India's PMI fell to a three-month low of 57.4 in June as demand slowed and business confidence dipped. Easing cost pressures and softer demand could give the RBI room for policy easing.
India's private sector grew at its slowest pace in three months in June. Demand growth eased and business confidence dipped below its long-run average, HSBC's flash composite Purchasing Managers' Index showed.
The index fell to 57.4 from May's 59.3. Any reading above 50 signals expansion, so the economy remains in growth territory. The slowdown was broad-based. The services PMI dropped to a 17-month low of 57.3 from 59.8. Manufacturing slipped to a three-month low of 54.5 from 55.0.
New orders overall rose at the slowest pace since March. Firms cited competitive pressures and gas shortages as obstacles to securing business, the survey said. Export demand was mixed. Services companies saw slightly faster international sales growth. Manufacturers recorded their weakest rise in new export orders since March 2023.
The demand moderation limited hiring. Employment across the private sector rose only marginally in June, the weakest gain in the current six-month run of expansion. Hiring at both factories and service providers was at its lowest since December.
Cost pressures eased for a third straight month, dropping to their lowest level since January. Selling price inflation also cooled. Overall charges rose at the weakest pace in six months. Some firms refrained from passing on increases because of challenging demand conditions.
Business confidence slipped below its long-run average in June. Sentiment among goods producers dropped to its weakest in nearly four years.
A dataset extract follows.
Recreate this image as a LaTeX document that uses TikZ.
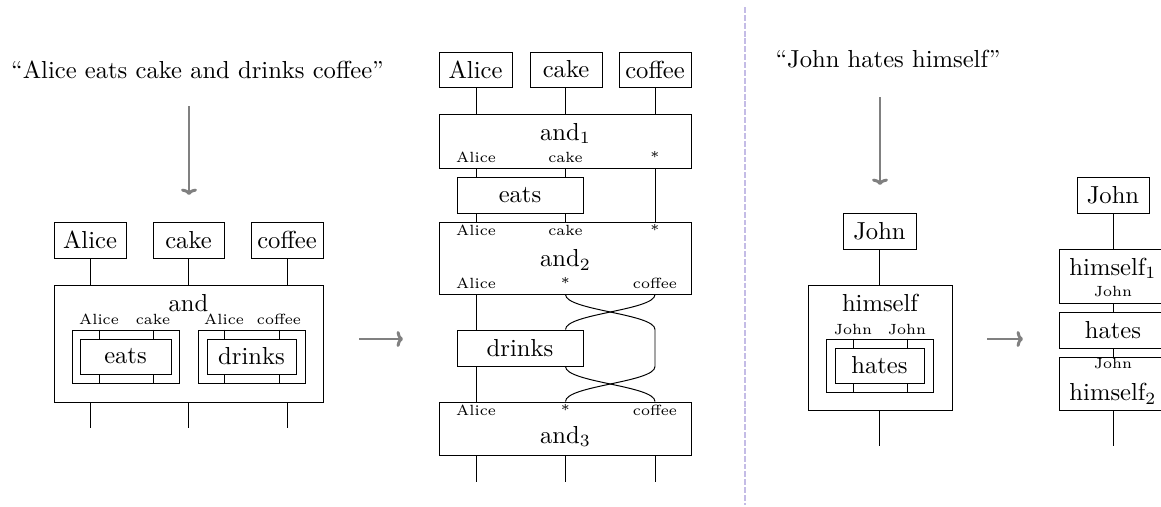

The composite PMI has now held above 57 for six straight months. The June print is the softest since March. The data adds to evidence that India's economy is cooling from the above-trend pace seen earlier this year. Easing cost pressures and softer demand could give the Reserve Bank of India room to consider a policy shift later this year, though markets currently price a first rate cut for early 2025. The next flash PMI reading, due July 24, will show whether the softening extends into the second quarter.